Much like cross-clamping, the rationale behind REBOA is that occlusion of the aorta at a level proximal to a bleed provides maintained cerebral and coronary perfusion while the site of hemorrhage is operatively managed. The procedure involves obtaining common femoral artery access (essentially similar to an arterial line placement), introduction of a wire and then sheath up to the desired level of occlusion, insertion of a balloon to that location, and, finally, inflation of the balloon to provide occlusion of the aorta at a location proximal to a bleed that has induced shock.

Hear more about the technicalities here:

EMCrit Podcast

EMCrit Podcast

REBOA Review Article

REBOA Review Article


A recent clinical case series describing REBOA at civilian trauma centers is summarized below:

A clinical series of resuscitative endovascular balloon occlusion of the aorta for hemorrhage control and resuscitation. Trauma Acute Care Surg. 2013 Sep; 75(3):506.

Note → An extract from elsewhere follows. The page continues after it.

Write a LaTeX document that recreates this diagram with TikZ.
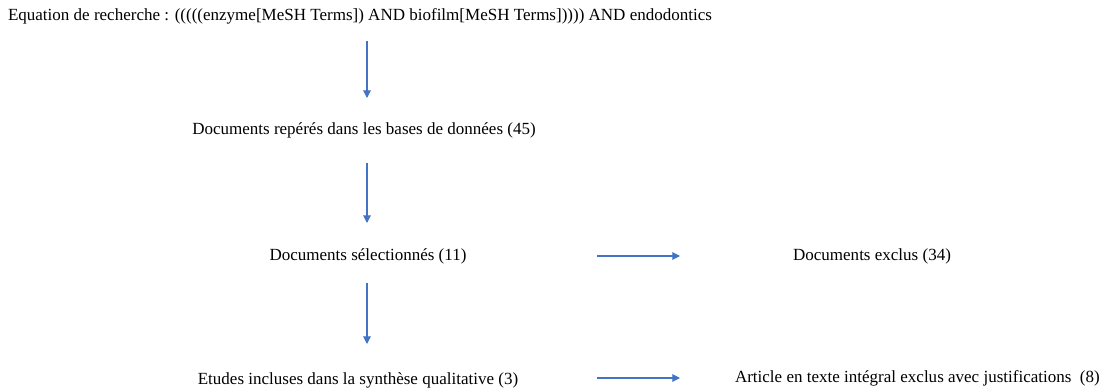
\documentclass[tikz,border=0pt]{standalone}
\usepackage{fontspec}
\setmainfont{Liberation Serif}
\usetikzlibrary{arrows.meta}
\definecolor{wordblue}{RGB}{68,114,196}

\begin{document}
\begin{tikzpicture}
[x=0.025cm,y=-0.025cm,
 every node/.style={inner sep=0mm,outer sep=0mm,font=\fontsize{12.1}{14}\selectfont},
 txt/.style={anchor=center},
 flow/.style={draw=wordblue,line width=0.75pt,-{Triangle[length=5.5pt,width=5.5pt]}}]
\useasboundingbox (0,0) rectangle (1110,392);
\node[anchor=west] (eq)     at (8,16)    {Equation de recherche : (((((enzyme[MeSH Terms]) AND biofilm[MeSH Terms])))) AND endodontics};
\node[txt]         (repere) at (364,130) {Documents repérés dans les bases de données (45)};
\node[txt]         (selec)  at (368,256) {Documents sélectionnés (11)};
\node[txt]         (exclus) at (872,256) {Documents exclus (34)};
\node[txt]         (incl)   at (358,380) {Etudes incluses dans la synthèse qualitative (3)};
\node[anchor=west] (justif) at (735,378) {Article en texte intégral exclus avec justifications\ \ (8)};
\coordinate (v1a) at (367,41);  \coordinate (v1b) at (367,98);
\coordinate (v2a) at (367,163); \coordinate (v2b) at (367,223);
\coordinate (v3a) at (367,283); \coordinate (v3b) at (367,344);
\coordinate (h1a) at (597,256); \coordinate (h1b) at (680,256);
\coordinate (h2a) at (597,378); \coordinate (h2b) at (680,378);
\draw[flow] (v1a) -- (v1b);
\draw[flow] (v2a) -- (v2b);
\draw[flow] (v3a) -- (v3b);
\draw[flow] (h1a) -- (h1b);
\draw[flow] (h2a) -- (h2b);
\end{tikzpicture}
\end{document}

  • Study Design: Case series
  • Study Population and Intervention: Retrospective observations of six cases where REBOA was used as a matter of routine clinical care. REBOA was performed when the surgeon felt that aortic occlusion was required to prevent further deterioration of the patient. 
  • Results: Total n=6, blunt (n=4) and penetrating (n=2) trauma. Three in the descending aorta (known as zone 1, at the level of the diaphragm) and three in the infrarenal aorta (zone 3). Mean systolic BP at time of REBOA: 59 (SD of 27). Mean increase in blood pressure after REBOA, 55 (20). No REBOA-related complications and no hemorrhage-related mortality.
  • Interpretations: REBOA seems to be a reasonable and effective means of hemorrhage control for certain patients in end-stage shock.
  • Take-away points and comments: REBOA is feasible method of controlling exsanguinating hemorrhage, and is projected to grow in utility with the existing technology and training of acute care surgeons and possibly intensivists and EM physicians. However, this is only a series of six cases and results, although promising, need further review and research. 
  • Further Studies/Questions: Development of devices to facilitate arterial access; development of devices that minimize complications of the procedure; studies to define who benefits from REBOA over conventional treatments/protocols; studies to determine which providers can perform the procedure safely and effectively.


  1. Brenner M et al. A clinical series of resuscitative endovascular balloon occlusion of the aorta for hemorrhage control and resuscitation. J Trauma Acute Care Surg. 2013 Sep; 75(3):506.
  2. Stannard A et al. Resuscitative endovascular balloon occlusion of the aorta (REBOA) as an adjunct for hemorrhagic shock. J Trauma Acute Care Surg. 2011 Dec; 71(6):1869-72.